Formal training to report abuse started in 2015, but investigators discovered problems with how US troops report such crimes through channels meant to trigger violations of the Leahy Law. That potentially allowed offenders to avoid accountability.
SIGAR, which recently began facing new Pentagon restrictions on the distribution of other data it compiles about the Afghan security forces, cannot publish its report until cleared by Defense Department policy officials, who have the authority to vet and redact classified material for public release.
It’s unclear whether SIGAR documented more or fewer cases of child sex abuse. But in a statement, SIGAR’s head, John Sopko, said: “In reviewing the DODIG’s report, it’s clear that SIGAR’s report paints a much fuller picture of the issue. It’s information I believe the American people have a right to know.”
Through his aide, Leahy said that initially he and other members of Congress chose SIGAR to lead the child sex abuse inquiry because of the agency’s ability to investigate from Afghanistan, its status as an independent agency created by Congress, and because Pentagon reports are not always made public.
SIGAR’s purview is broader, too, including fact-finding across the State Department and the Afghan government in addition to the Defense Department. The Pentagon’s mandate is to focus on the military.
SIGAR’s reports and its data are useful tools for researchers and international aid workers, said Erica Gaston, a human rights lawyer with the Global Public Policy Institute in Berlin. The Pentagon’s decision to take over the child sex abuse investigation raises concerns, she said, because it is often less transparent than other agencies.
SIGAR’s report was completed and submitted to the Pentagon for review in February, five months before the Defense Department concluded its work. Yet the Defense Department’s report quickly passed through its review process and was published as SIGAR’s report has languished since July.
“It doesn’t seem [the Pentagon] is treating this with the urgency they should,” Leahy said. “It has already taken too long.”
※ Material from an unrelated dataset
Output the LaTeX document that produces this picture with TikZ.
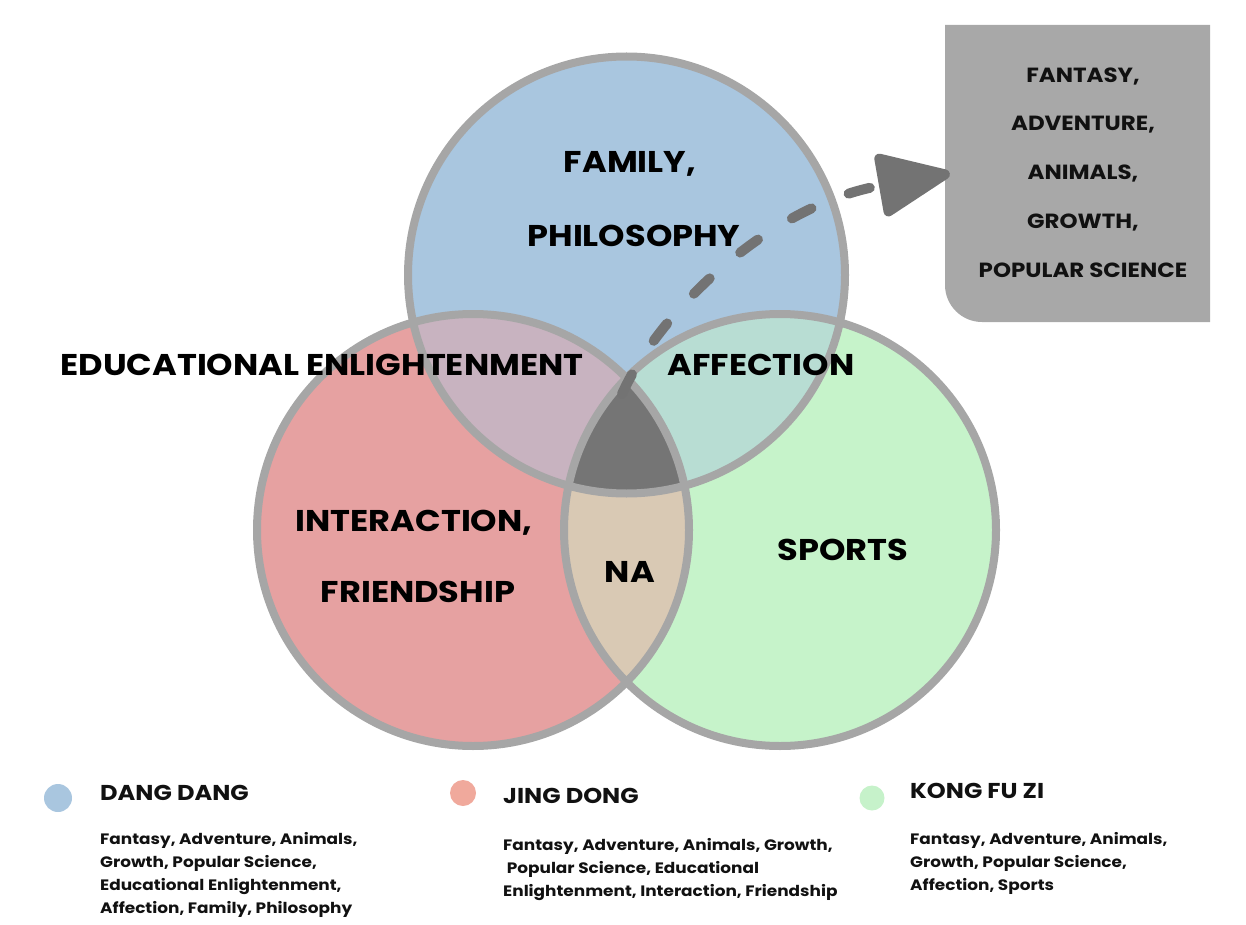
\documentclass[tikz,border=0pt]{standalone}
\usepackage{fontspec}
\setmainfont{Poppins}[FakeStretch=1.12]
\usetikzlibrary{arrows.meta}
\definecolor{cblue}{HTML}{A9C6DF}
\definecolor{cred}{HTML}{E6A1A1}
\definecolor{cgreen}{HTML}{C6F3CA}
\definecolor{cbr}{HTML}{C8B3C0}
\definecolor{cbg}{HTML}{B8DDD3}
\definecolor{crg}{HTML}{D9C9B4}
\definecolor{cdark}{HTML}{757575}
\definecolor{ringgray}{HTML}{A6A6A6}
\definecolor{boxgray}{HTML}{A8A8A8}
\definecolor{arrowgray}{HTML}{737373}
\definecolor{dotred}{HTML}{F0A99C}
\definecolor{dotgreen}{HTML}{C6F2CA}
\definecolor{txt}{HTML}{111111}
\tikzset{
  ring/.style={draw=ringgray, line width=8pt},
  biglabel/.style={font=\fontsize{30}{34}\selectfont\bfseries, anchor=base, text=black, inner sep=0pt},
  boxtext/.style={font=\fontsize{20.5}{48.7}\selectfont\bfseries, align=center, text=txt, inner sep=0pt, anchor=base},
  legtitle/.style={font=\fontsize{21.5}{24}\selectfont\bfseries, anchor=base west, inner sep=0pt, text=txt},
  legtext/.style={font=\fontsize{15.1}{22.7}\selectfont\bfseries, anchor=base west, align=left, inner sep=0pt, text=txt},
  pointer/.style={draw=arrowgray, line width=10pt, line cap=round, dash pattern=on 22pt off 40pt, -{Triangle[length=80pt,width=66pt,round]}},
}
\begin{document}
\begin{tikzpicture}[x=1pt,y=-1pt]
\useasboundingbox (0,0) rectangle (1246,925);
\coordinate (cB) at (626.5,275);
\coordinate (cR) at (473,530);
\coordinate (cG) at (780,530);
\coordinate (src) at (622,394);
% base fills
\fill[cblue] (cB) circle[radius=218.5pt];
\fill[cred] (cR) circle[radius=216pt];
\fill[cgreen] (cG) circle[radius=216pt];
% overlaps
\begin{scope}
  \clip (cB) circle[radius=218.5pt];
  \fill[cbr] (cR) circle[radius=216pt];
  \fill[cbg] (cG) circle[radius=216pt];
\end{scope}
\begin{scope}
  \clip (cR) circle[radius=216pt];
  \fill[crg] (cG) circle[radius=216pt];
\end{scope}
\begin{scope}
  \clip (cB) circle[radius=218.5pt];
  \clip (cR) circle[radius=216pt];
  \fill[cdark] (cG) circle[radius=216pt];
\end{scope}
% rings
\draw[ring] (cB) circle[radius=218.5pt];
\draw[ring] (cR) circle[radius=216pt];
\draw[ring] (cG) circle[radius=216pt];
% box
\fill[boxgray] (945,25) -- (1210,25) -- (1210,322) -- (982,322) .. controls (961.6,322) and (945,305.4) .. (945,285) -- cycle;
\node[minimum width=265pt, minimum height=297pt, inner sep=0pt] (box) at (1077.5,173.5) {};
\node[boxtext] (boxtxt) at (1083,277) {FANTASY,\\ADVENTURE,\\ANIMALS,\\GROWTH,\\POPULAR SCIENCE};
% pointer
\draw[pointer] (src) .. controls (660,310) and (770,205) .. ([xshift=5pt]box.west);
% labels
\node[biglabel] (fam) at (630,173) {FAMILY,};
\node[biglabel] (phil) at (634,247) {PHILOSOPHY};
\node[biglabel] (edu) at (322,375) {EDUCATIONAL ENLIGHTENMENT};
\node[biglabel] (aff) at (761,375) {AFFECTION};
\node[biglabel] (inter) at (414,531) {INTERACTION,};
\node[biglabel] (friend) at (418,602) {FRIENDSHIP};
\node[biglabel] (na) at (630,582) {NA};
\node[biglabel] (sports) at (843,560) {SPORTS};
% legend
\fill[cblue] (58,798) circle[radius=14pt];
\fill[dotred] (463,793) circle[radius=13pt];
\fill[dotgreen] (872,798) circle[radius=12.5pt];
\node[legtitle] (t1) at (100,800) {DANG DANG};
\node[legtitle] (t2) at (503,803) {JING DONG};
\node[legtitle] (t3) at (910,798) {KONG FU ZI};
\node[legtext] (d1) at (100,913) {Fantasy, Adventure, Animals,\\Growth, Popular Science,\\Educational Enlightenment,\\Affection, Family, Philosophy};
\node[legtext] (d2) at (503,896) {Fantasy, Adventure, Animals, Growth,\\\ Popular Science, Educational\\Enlightenment, Interaction, Friendship};
\node[legtext] (d3) at (910,890) {Fantasy, Adventure, Animals,\\Growth, Popular Science,\\Affection, Sports};
\end{tikzpicture}
\end{document}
The turf battle highlights long-standing tension between the Pentagon and SIGAR. Sopko, championed in some circles as a relentless advocate for transparency, has been criticised by some defence officials for his methods and an institutional impulse to publicise his agency’s findings, such as the alleged failure of an expensive, questionable program to boost the Afghan economy by importing cashmere-producing goats.
The two agencies exhibit stark differences in their approach to fact-finding and their desire to reveal wrongdoings, said Nick Schwellenbach of the Project on Government Oversight, a nonprofit organisation.
SIGAR reports are written plainly with straightforward, easy-to-follow summaries, he said, adding that by contrast, the Defense Department’s reports can be excessively bureaucratic and a challenge to decipher.